Arkansas Code
Subchapter 3 - Merger and Consolidation
§ 2-2-313. Rights of shareholders, members, and patrons

(a) The merger or consolidation of an association under this subchapter shall constitute an assignment to the surviving or new association of all rights of any shareholder, member, or patron in the capital stock, patronage, or other interests in the association determined as of the effective date of the merger or consolidation.

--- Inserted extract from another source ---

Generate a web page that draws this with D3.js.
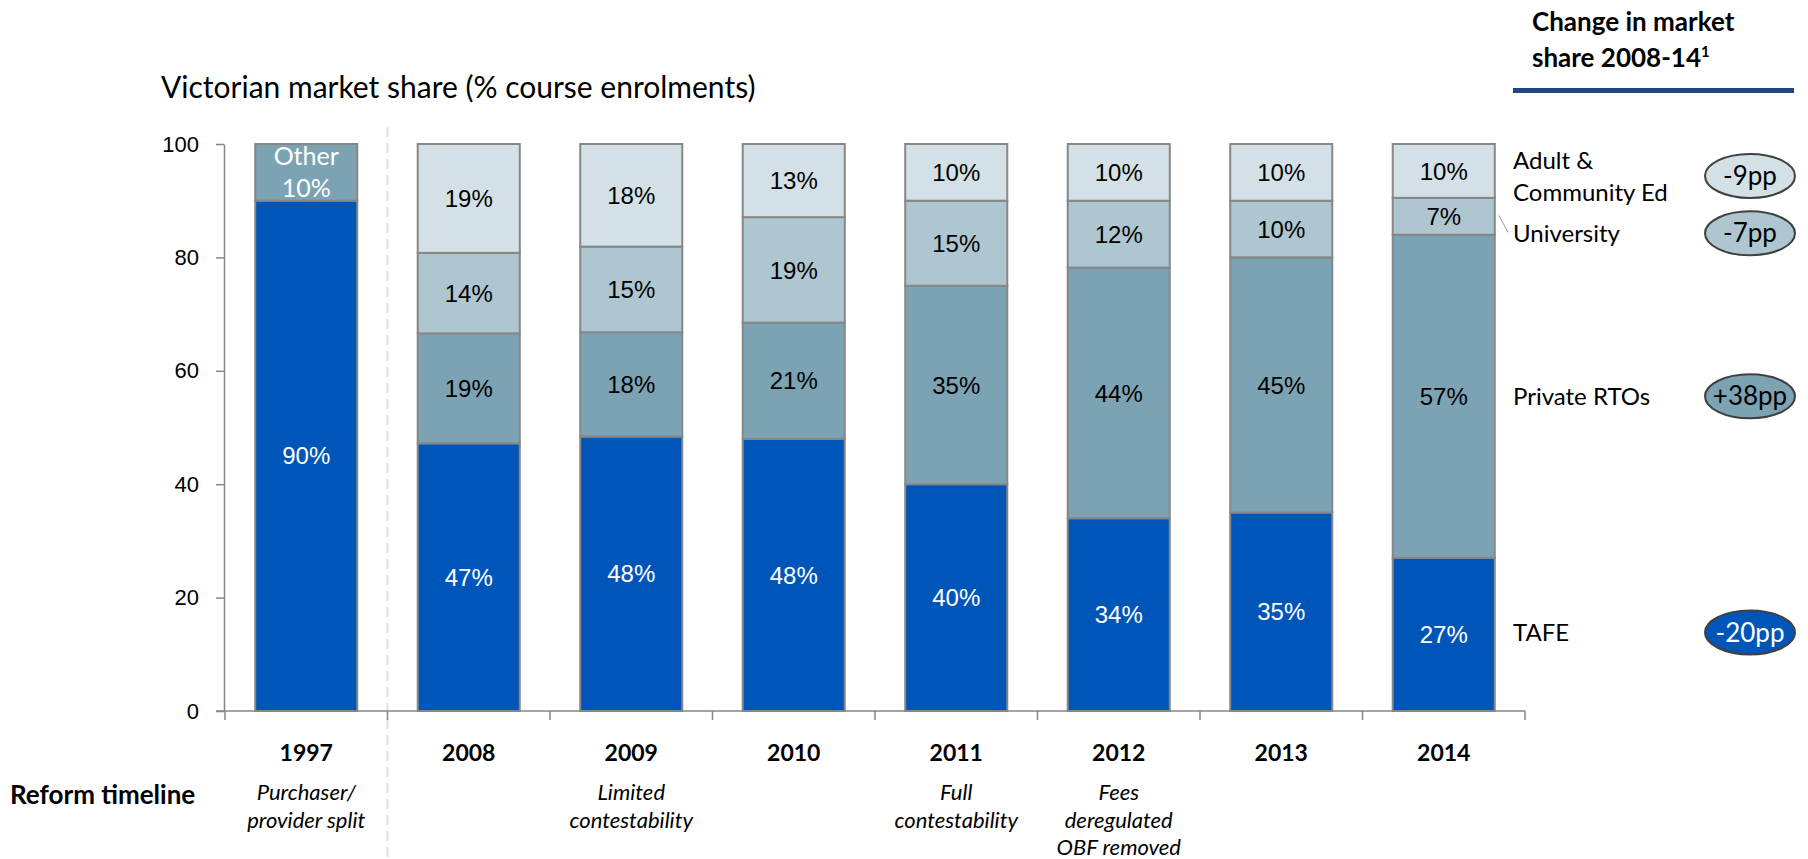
<html>
<head>
<style>
  body{margin:0;background:#fff}
  .lbl{font-family:"Liberation Sans",Arial,sans-serif;font-size:24px}
  .cal{font-family:Lato,"Open Sans",sans-serif}
</style>
</head>
<body>
<div id="vic-share"></div>
<script src="https://cdn.jsdelivr.net/npm/d3@7"></script>
<script>
(function () {

  // ---- data (% of course enrolments) ----
  var years      = ['1997', '2008', '2009', '2010', '2011', '2012', '2013', '2014'];
  var tafe       = [90, 47.2, 48.4, 48.0, 40, 34, 35, 27];
  var other      = [10, 0, 0, 0, 0, 0, 0, 0];
  var privateRto = [0, 19.4, 18.4, 20.5, 35, 44.2, 45, 57];
  var university = [0, 14.2, 15.1, 18.6, 15, 11.8, 10, 6.5];
  var ace        = [0, 19.2, 18.1, 12.9, 10, 10, 10, 9.5];
  var yTicks     = [0, 20, 40, 60, 80, 100];
  var reforms    = [['Purchaser/', 'provider split'], [], ['Limited', 'contestability'], [],
                    ['Full', 'contestability'], ['Fees', 'deregulated', 'OBF removed'], [], []];

  var series = [
    {key: 'tafe',  name: ['TAFE'],                      vals: tafe,       fill: '#0056B8', text: '#fff'},
    {key: 'other', name: null,                          vals: other,      fill: '#7BA3B4', text: '#fff'},
    {key: 'priv',  name: ['Private RTOs'],              vals: privateRto, fill: '#7BA3B4', text: '#000'},
    {key: 'uni',   name: ['University'],                vals: university, fill: '#ADC6D0', text: '#000'},
    {key: 'ace',   name: ['Adult &', 'Community Ed'],   vals: ace,        fill: '#D3E0E6', text: '#000'}
  ];

  var width = 1808, height = 859;

  var svg = d3.select('#vic-share').append('svg')
    .attr('width', width)
    .attr('height', height);

  var x = d3.scaleBand()
    .domain(years)
    .range([225, 1525])
    .paddingInner(0.372)
    .paddingOuter(0.186);

  var y = d3.scaleLinear()
    .domain([0, 100])
    .range([711, 144]);

  // stack
  var rows = years.map(function (yr, i) {
    var r = {year: yr, idx: i};
    series.forEach(function (s) { r[s.key] = s.vals[i]; });
    return r;
  });
  var stack = d3.stack().keys(series.map(function (s) { return s.key; }))(rows);

  // title
  svg.append('text')
    .attr('class', 'cal')
    .attr('x', 161).attr('y', 98)
    .style('font-size', '30px')
    .text('Victorian market share (% course enrolments)');

  // dashed divider after 1997
  var step = x.step(), gap = step - x.bandwidth();
  var divX = x('1997') + x.bandwidth() + gap / 2;
  svg.append('line')
    .attr('x1', divX).attr('x2', divX)
    .attr('y1', 127).attr('y2', height)
    .style('stroke', '#E4E0D4')
    .style('stroke-width', 2)
    .style('stroke-dasharray', '10,6');

  // y axis
  var yAxis = svg.append('g')
    .attr('transform', 'translate(224,0)')
    .call(d3.axisLeft(y).tickValues(yTicks).tickSize(8).tickSizeOuter(0).tickPadding(17));
  yAxis.select('.domain').style('stroke', '#868686').style('stroke-width', 1.5);
  yAxis.selectAll('.tick line').style('stroke', '#868686').style('stroke-width', 1.5);
  yAxis.selectAll('.tick text')
    .style('font-family', '"Liberation Sans",Arial,sans-serif')
    .style('font-size', '22px')
    .style('fill', '#000');

  // x baseline + boundary ticks
  svg.append('line')
    .attr('x1', 216).attr('x2', x.range()[1])
    .attr('y1', y(0)).attr('y2', y(0))
    .style('stroke', '#868686').style('stroke-width', 1.5);
  var bounds = years.map(function (d) { return x(d) - gap / 2; });
  bounds.push(x.range()[1]);
  svg.selectAll('.xtick').data(bounds).enter().append('line')
    .attr('class', 'xtick')
    .attr('x1', function (d) { return d; }).attr('x2', function (d) { return d; })
    .attr('y1', y(0)).attr('y2', y(0) + 9)
    .style('stroke', '#868686').style('stroke-width', 1.5);

  // bars
  var layers = svg.selectAll('.layer').data(stack).enter().append('g')
    .attr('class', 'layer');

  layers.selectAll('rect')
    .data(function (d) { return d.filter(function (p) { return p[1] - p[0] > 0; }); })
    .enter().append('rect')
    .attr('x', function (d) { return x(d.data.year); })
    .attr('y', function (d) { return y(d[1]); })
    .attr('width', x.bandwidth())
    .attr('height', function (d) { return y(d[0]) - y(d[1]); })
    .style('fill', function () { return series[d3.select(this.parentNode).datum().index].fill; })
    .style('stroke', '#878787')
    .style('stroke-width', 2);

  // segment labels
  stack.forEach(function (layer, li) {
    var s = series[li];
    layer.forEach(function (p) {
      var v = p[1] - p[0];
      if (v <= 0) return;
      var cx = x(p.data.year) + x.bandwidth() / 2;
      var cy = (y(p[0]) + y(p[1])) / 2;
      if (s.key === 'other') {
        svg.append('text').attr('class', 'cal')
          .attr('x', cx).attr('y', cy - 7)
          .attr('text-anchor', 'middle')
          .style('font-size', '25px').style('fill', s.text)
          .text('Other');
        svg.append('text').attr('class', 'cal')
          .attr('x', cx).attr('y', cy + 25)
          .attr('text-anchor', 'middle')
          .style('font-size', '25px').style('fill', s.text)
          .text(Math.round(v) + '%');
        return;
      }
      svg.append('text').attr('class', 'lbl')
        .attr('x', cx).attr('y', cy)
        .attr('dy', '0.36em')
        .attr('text-anchor', 'middle')
        .style('fill', s.text)
        .text(Math.round(v) + '%');
    });
  });

  // year labels + reform notes
  years.forEach(function (yr, i) {
    var cx = x(yr) + x.bandwidth() / 2;
    svg.append('text').attr('class', 'cal')
      .attr('x', cx).attr('y', 761)
      .attr('text-anchor', 'middle')
      .style('font-size', '23px').style('font-weight', 'bold')
      .text(yr);
    reforms[i].forEach(function (line, j) {
      svg.append('text').attr('class', 'cal')
        .attr('x', cx).attr('y', 800 + j * 27.5)
        .attr('text-anchor', 'middle')
        .style('font-size', '22px').style('font-style', 'italic')
        .text(line);
    });
  });

  svg.append('text').attr('class', 'cal')
    .attr('x', 10).attr('y', 804)
    .style('font-size', '26px').style('font-weight', 'bold')
    .text('Reform timeline');

  // right-hand legend with change 2008-14
  var last = years.length - 1, first = 1;
  var nudge = {tafe: -2, priv: 0, uni: 17, ace: 6};
  var legX = 1513, ellX = 1750;
  stack.forEach(function (layer, li) {
    var s = series[li];
    if (!s.name) return;
    var p = layer[last];
    var cy = (y(p[0]) + y(p[1])) / 2 + nudge[s.key];
    var n = s.name.length;
    s.name.forEach(function (t, j) {
      svg.append('text').attr('class', 'cal')
        .attr('x', legX).attr('y', cy + (j - (n - 1) / 2) * 32)
        .attr('dy', '0.35em')
        .style('font-size', '24px')
        .text(t);
    });
    var change = Math.round(s.vals[last]) - Math.round(s.vals[first]);
    var ey = s.key === 'ace' ? cy - 1 : cy;
    svg.append('ellipse')
      .attr('cx', ellX).attr('cy', ey)
      .attr('rx', 45).attr('ry', 22)
      .style('fill', s.fill)
      .style('stroke', '#404040')
      .style('stroke-width', 2);
    svg.append('text').attr('class', 'cal')
      .attr('x', ellX).attr('y', ey)
      .attr('dy', '0.35em')
      .attr('text-anchor', 'middle')
      .style('font-size', '26px')
      .style('fill', s.text)
      .text((change > 0 ? '+' : '') + change + 'pp');
  });

  // leader line for University
  var uni = stack[3][last];
  svg.append('line')
    .attr('x1', x(years[last]) + x.bandwidth() + 4).attr('y1', (y(uni[0]) + y(uni[1])) / 2 - 1)
    .attr('x2', legX - 5).attr('y2', (y(uni[0]) + y(uni[1])) / 2 + 16)
    .style('stroke', '#9a9a9a').style('stroke-width', 1);

  // header
  var hdr = svg.append('text').attr('class', 'cal')
    .style('font-size', '26px').style('font-weight', 'bold');
  hdr.append('tspan').attr('x', 1532).attr('y', 31).text('Change in market');
  hdr.append('tspan').attr('x', 1532).attr('y', 67).text('share 2008-14');
  hdr.append('tspan').attr('dy', -10).style('font-size', '15px').text('1');

  svg.append('line')
    .attr('x1', 1513).attr('x2', 1794)
    .attr('y1', 90.5).attr('y2', 90.5)
    .style('stroke', '#1F497D')
    .style('stroke-width', 5);

})();
</script>
</body>
</html>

(b) The shareholder, member, or patron in a merger, consolidation, sale, lease, or exchange of all or substantially all the property and assets of an association under this subchapter shall not be entitled to have the fair value of his or her capital stock, patronage, or other interests appraised as may otherwise be required by the general corporation laws of this state if:
(1) The surviving or new association in any merger or consolidation agrees to assume the obligations for the capital stock, patronage, or other interests of the merging or consolidating association, determined as of the effective date of the merger or consolidation, as may be provided under the bylaws or articles of association of the merging or consolidating association, or the association whose assets are sold or leased; or
(2) The acquiring association in any purchase or lease of all or substantially all of the property and assets of a transferring association pays consideration to the transferring association in cash or equity of the acquiring association, or both, the face value of which is equal to or greater than the face value of the issued and outstanding equity of the transferring association held by its shareholders, members, or patrons, determined as of the effective date of the sale or lease of assets.